No apology necessary

Writing a book isn’t easy, particularly when you know what you’re writing helps you, but potentially isn’t something others close will accept.

I remember watching a documentary about Lily Allen, who was particularly blunt about her experiences, and her explaining in the documentary that her book didn’t go down well with her family. I have nothing to apologise for.

It was a book that needed to be written, so that I could come to understand and know about my disability for the first time, for me to become familiar with my struggles in the way they happened, growing up without knowing about my disability.

My book, Cerebral Palsy: A Story ‘Finding the Calm after the Storm’ is a non-judgmental, account of my life, finding out at the age of 46 that I had cerebral palsy and autism at 56. As I continued to work through my experiences, starting in the early years, the book in its entirety, has helped me bring acceptance and closure, where as a child I struggled with both.

I write sensitively in a way that brings clarity on some very difficult years. As authors, we must think about how we write and then if it is a problem for others, it is their problem, not ours. We shouldn’t feel bad about speaking our truth, as long as what we’re writing shows sensitivity, understanding, and our words come from the heart.

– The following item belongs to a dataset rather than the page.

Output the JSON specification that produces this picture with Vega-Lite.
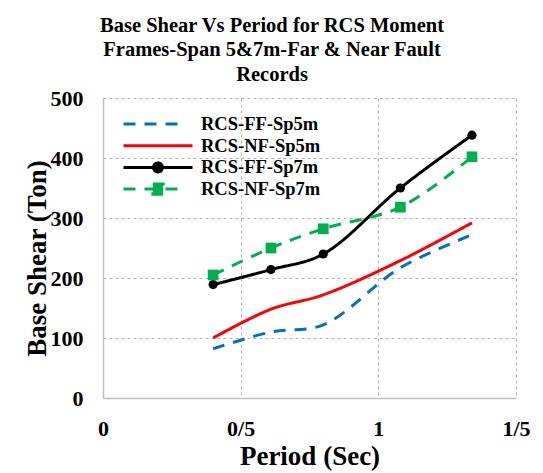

Finding out there was a diagnosis at 2 and not knowing I had cerebral palsy until I was 46 and autism until I was 56, has made acceptance of what has happened to me over the years virtually impossible.

4 Jan, 2020

2 thoughts on “No apology necessary

  1. I felt like I have spent most of my life apologizing for everything including my parents behaviour and even for my existence, which explains why I haven’t enjoyed my life.

    They pretty much brainwashed me into doing what they wanted and made it seem like my life was going to suck, no matter what I did.

    It’s no wonder that I didn’t attempt to live up to my potential, as I always felt like I would be wasting my time. I’m sure that any book I write won’t be popular, but it wasn’t like my parents went out of their way to save us from the hell we went through as kids.

    I still feel like a lot of people owe us apologies, but I know that isn’t ever going to happen so I will just have to accept things as the way they are and try to move on with my life.

    1. Thanks Randy. Yes, apologising for things you didn’t need to apologise for. You were the kid and your parents should have taken responsibility for you in fulfilling your needs.

      If it helps and you’re still struggling Randy, perhaps you should write your parents individual letters and talk everything through with them as if they are with you now.

      You can either burn it or keep the letter, but just getting your thoughts out there, sewing a seed will help you feel better.